Your friends at www.condosaletrends.com have been searching for a little good news in the Panama City Beach Condo market. The beaches look great. Pier Park looks great. The new airport looks great. The condo market looks a little ragged.
The following is our analysis of sales and re-sales from the 75 buildings contained in the condosaletrends.com data base. Developer sales not listed in the MLS were not included because we cannot confirm the existence of or lack of seller concessions.
There were significantly more sales during the first three months of 2010 compared to 2009 with fewer sales since May. July sales took a steep downturn with approximately 40% fewer sales than 2009. August doesn’t look much better. The oil spill didn’t help but the primary reason is due to the weak economy and the generally pessimistic outlook held by potential buyers.
Foreclosures and short sales continue to be major restraints to price stability. Bank related sales accounted for 47% of the total number of June sales and 60% of July sales. A majority of the bank related sales were in the newer, beach-side buildings. To complicate the problem, a large number of new foreclosures and short sales hit the MLS over the past month. Bank related sales will most likely be with us for the next couple of years. In one newer beachside building that has been particularly hard hit by bank sales, 34% of the current owners are $100,000 or more upside down. Some are $300,000 upside down. Many of these owners will finally throw in the towel.

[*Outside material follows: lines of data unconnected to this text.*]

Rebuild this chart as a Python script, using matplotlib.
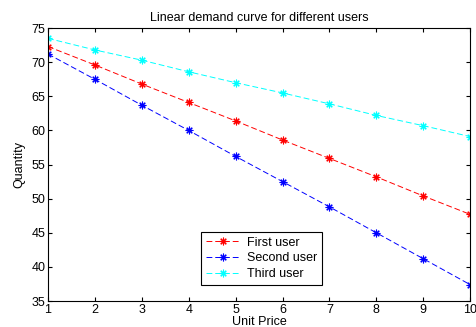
import matplotlib.pyplot as plt

plt.rcParams["font.family"] = ["Liberation Sans", "DejaVu Sans"]

unit_price = [1, 2, 3, 4, 5, 6, 7, 8, 9, 10]
first_user = [72.3, 69.6, 66.8, 64.1, 61.4, 58.6, 55.9, 53.2, 50.4, 47.7]
second_user = [71.2, 67.5, 63.7, 60.0, 56.2, 52.5, 48.8, 45.0, 41.2, 37.4]
third_user = [73.5, 71.8, 70.3, 68.6, 67.0, 65.5, 63.9, 62.2, 60.7, 59.1]

fig = plt.figure(figsize=(4.77, 3.27), dpi=100)
ax = fig.add_axes([0.1006, 0.0795, 0.885, 0.8345])

style = dict(linestyle=(0, (6, 3)), linewidth=0.7, marker=(8, 2, 0),
             markersize=5.5, markeredgewidth=0.8)
ax.plot(unit_price, first_user, color="red", label="First user", **style)
ax.plot(unit_price, second_user, color="blue", label="Second user", **style)
ax.plot(unit_price, third_user, color="cyan", label="Third user", **style)

ax.set_xlim(1, 10)
ax.set_ylim(35, 75)
ax.set_xticks(unit_price)
ax.set_yticks(range(35, 80, 5))
ax.tick_params(direction="in", top=True, right=True, labelsize=9, length=3,
               pad=2)
for spine in ax.spines.values():
    spine.set_linewidth(0.8)

ax.set_title("Linear demand curve for different users", fontsize=9, pad=5)
ax.set_xlabel("Unit Price", fontsize=9, labelpad=0)
ax.set_ylabel("Quantity", fontsize=9, labelpad=4)

leg = ax.legend(loc="lower center", bbox_to_anchor=(0.506, 0.035), fontsize=9,
                fancybox=False, edgecolor="black", framealpha=1,
                handlelength=2.8, borderpad=0.4, labelspacing=0.3,
                handletextpad=0.5)
leg.get_frame().set_linewidth(0.8)

fig.savefig("out.png", dpi=100)
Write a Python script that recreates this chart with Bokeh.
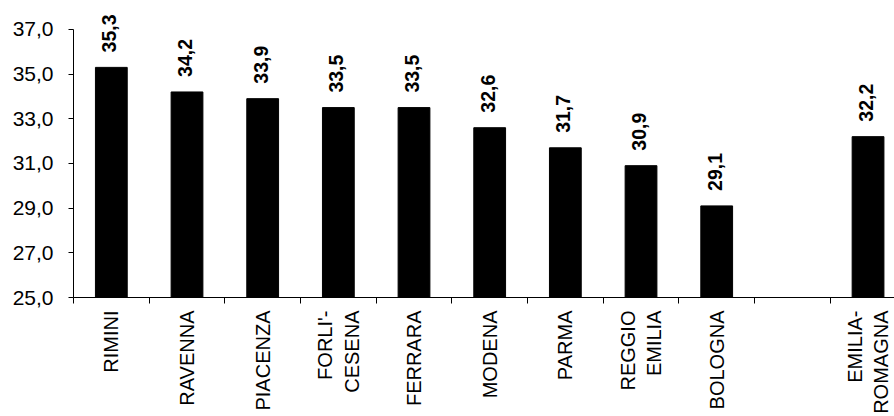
import math
from bokeh.plotting import figure
from bokeh.models import Range1d, FixedTicker, ColumnDataSource, LabelSet
from bokeh.core.properties import value
from bokeh.embed import file_html
from bokeh.resources import INLINE

# ---- data ----
categories = ["RIMINI", "RAVENNA", "PIACENZA", "FORLI'-\nCESENA", "FERRARA",
              "MODENA", "PARMA", "REGGIO\nEMILIA", "BOLOGNA", "", "EMILIA-\nROMAGNA"]
values = [35.3, 34.2, 33.9, 33.5, 33.5, 32.6, 31.7, 30.9, 29.1, None, 32.2]
y_ticks = [25, 27, 29, 31, 33, 35, 37]
y_tick_labels = ["25,0", "27,0", "29,0", "31,0", "33,0", "35,0", "37,0"]

FONT = "Liberation Sans"

pos = [i for i, v in enumerate(values) if v is not None]
vals = [values[i] for i in pos]
src = ColumnDataSource(dict(
    x=pos, top=vals,
    lbl=[f"{v:.1f}".replace(".", ",") for v in vals],
))

W, H = 894, 416
slot_px = 75.67
frame_left = 73
axis_top_px = 29          # pixel position of the 37,0 tick
axis_bottom_px = 298      # pixel position of the 25,0 tick
px_per_unit = (axis_bottom_px - axis_top_px) / (y_ticks[-1] - y_ticks[0])
y_end = y_ticks[-1] + axis_top_px / px_per_unit
n_visible = (W - frame_left) / slot_px

p = figure(width=W, height=H, output_backend="svg", toolbar_location=None,
           x_range=Range1d(-0.5, -0.5 + n_visible),
           y_range=Range1d(y_ticks[0], y_end),
           min_border_left=frame_left, min_border_right=0, min_border_top=0,
           min_border_bottom=H - axis_bottom_px)
p.outline_line_color = None
p.background_fill_color = "white"
p.border_fill_color = "white"
p.xgrid.visible = False
p.ygrid.visible = False

p.vbar(x="x", top="top", bottom=y_ticks[0], width=0.42, source=src,
       fill_color="black", line_color="black")

labels = LabelSet(x="x", y="top", text="lbl", source=src, angle=math.pi / 2,
                  y_offset=15, x_offset=-2, text_align="left", text_baseline="middle",
                  text_font=value(FONT), text_font_size=value("19.5px"),
                  text_font_style=value("bold"), text_color=value("black"))
p.add_layout(labels)

# x axis
xa = p.xaxis[0]
xa.ticker = FixedTicker(ticks=[i for i, c in enumerate(categories) if c],
                        minor_ticks=[i - 0.5 for i in range(len(categories) + 1)])
xa.major_label_overrides = {i: c for i, c in enumerate(categories) if c}
xa.major_label_orientation = math.pi / 2
xa.major_tick_line_color = None
xa.major_tick_out = 0
xa.major_tick_in = 0
xa.minor_tick_out = 6
xa.minor_tick_in = 0
xa.minor_tick_line_color = "black"
xa.major_label_standoff = 7
xa.major_label_text_font = FONT
xa.major_label_text_font_size = "20px"
xa.major_label_text_color = "black"
xa.axis_line_color = "black"

# y axis
ya = p.yaxis[0]
ya.ticker = FixedTicker(ticks=y_ticks)
ya.bounds = (y_ticks[0], y_ticks[-1])
ya.major_label_overrides = dict(zip(y_ticks, y_tick_labels))
ya.minor_tick_line_color = None
ya.major_tick_out = 5
ya.major_tick_in = 0
ya.major_tick_line_color = "black"
ya.major_label_standoff = 15
ya.major_label_text_font = FONT
ya.major_label_text_font_size = "21px"
ya.major_label_text_color = "black"
ya.axis_line_color = "black"

open("out.html", "w").write(file_html(p, INLINE))
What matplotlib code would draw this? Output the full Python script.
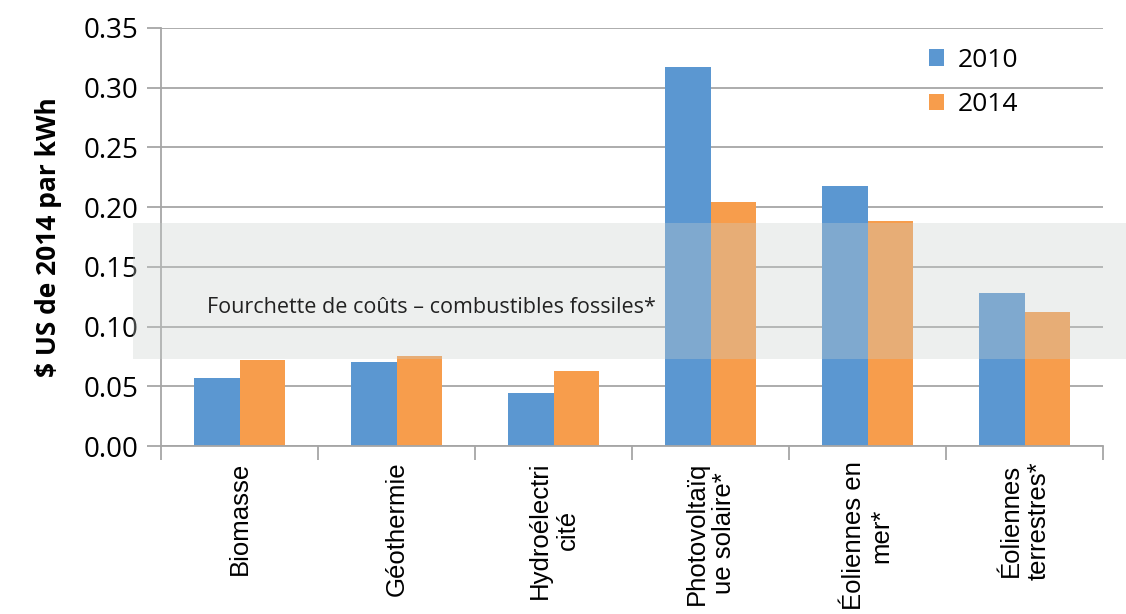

The market trend line is illustrated below. It is structured to show a sale price trend measured in terms of the percentage sale price as of a particular date. The starting date used was January 1, 2009 so we could show the price trend since January 2009. We chose units from a variety of beach side buildings of different ages and sizes that had a sufficient number of sales as to be statistically significant. All of the sales used in this analysis are from beach side buildings. There is no collusion of beach side properties and off-beach properties. The buildings include Boardwalk Beach, Calypso, Celadon, Emerald Isle, Grandview East, Grandview at Long Beach, Gulf Crest, Regency Tower, Tidewater, Seychelles, Splash, Sterling Reef, The Summit, Ocean Villa, Twin Palms, and Treasure Island.
The sale price of each type of unit is only compared to the typical sale price of that particular type of unit as of January 1, 2009. As an example, a sale of an 846 SF, 1BR/2Ba unit located in the Celadon is only compared to sales of 846 SF, 1BR/2Ba Celadon units. A unit type with a January 1, 2009 market value of $400,000 is represented as 1 or 100%. An October 2009, $380,000 sale of that type of unit is depicted as .95 or 95% of the January 1, 2009 sale price. The chart contained in the following price trend analysis is a trend line of the trend lines of the sale prices of each type of unit from the 14 buildings. Foreclosure sale prices that were unrealistically low (mold problems for example) were not included. There were 187 sales used in the chart. The analysis does not try to skew the price trend in any direction. The data is just the data.
Our January 2010 analysis predicted at least a 5% decline in value for all of 2010. That was obviously too optimistic. We have blown past a 5% decline during the first seven months of 2010. The data indicates that the typical beach side, Panama City Beach condo lost approximately 13 percent of its value during the past 12 months and 9% in the last seven months. The rate of depreciation appears to have accelerated over the past three months. Of course there are exceptions, especially with units that were sold exclusively through the developer.
As in the past, there are several factors at play that will continue to put downward pressure on current market values.
- Financing a condo continues to be difficult for the average buyer.
- There are still a large number of owners who have a mortgage in excess of $100,000 more than the current market value of their condo. There is no evidence that the number of foreclosure and short sales will decline in the near term.
- The lack of robust national economic growth does not inspire potential buyers to pull the trigger on a large discretionary purchase.
So what’s in store for the rest of 2010? It sounds like a broken record. The new airport will have a positive effect on the number of rental nights for the area but a minimal effect on condo sale prices. Foreclosure and short sales will continue to put negative pressure on current market values. Financing second homes located in Panama City Beach condo buildings will continue to be difficult. The number of sales will continue to be volatile.
Panama City Beach condos will continue to lose value. The question is how far prices fall before the bottom. I’m afraid to speculate. A good friend of mine likes to say “when you think it can’t get any worse, it does”. The vultures and bottom feeder buyers are even scared. Purchase prices in this environment appear to be based on perceived risk. The lack of a robust economy is one risk factor. The potential of additional price declines is another. However the overriding factor preventing a stabilized market is the seeming endless supply of bank related sales.
The market cannot stabilize until all of the properties that are held by owners that owe substantially more than current values and do not have the financial ability or the will to continue ownership are transferred to new owners.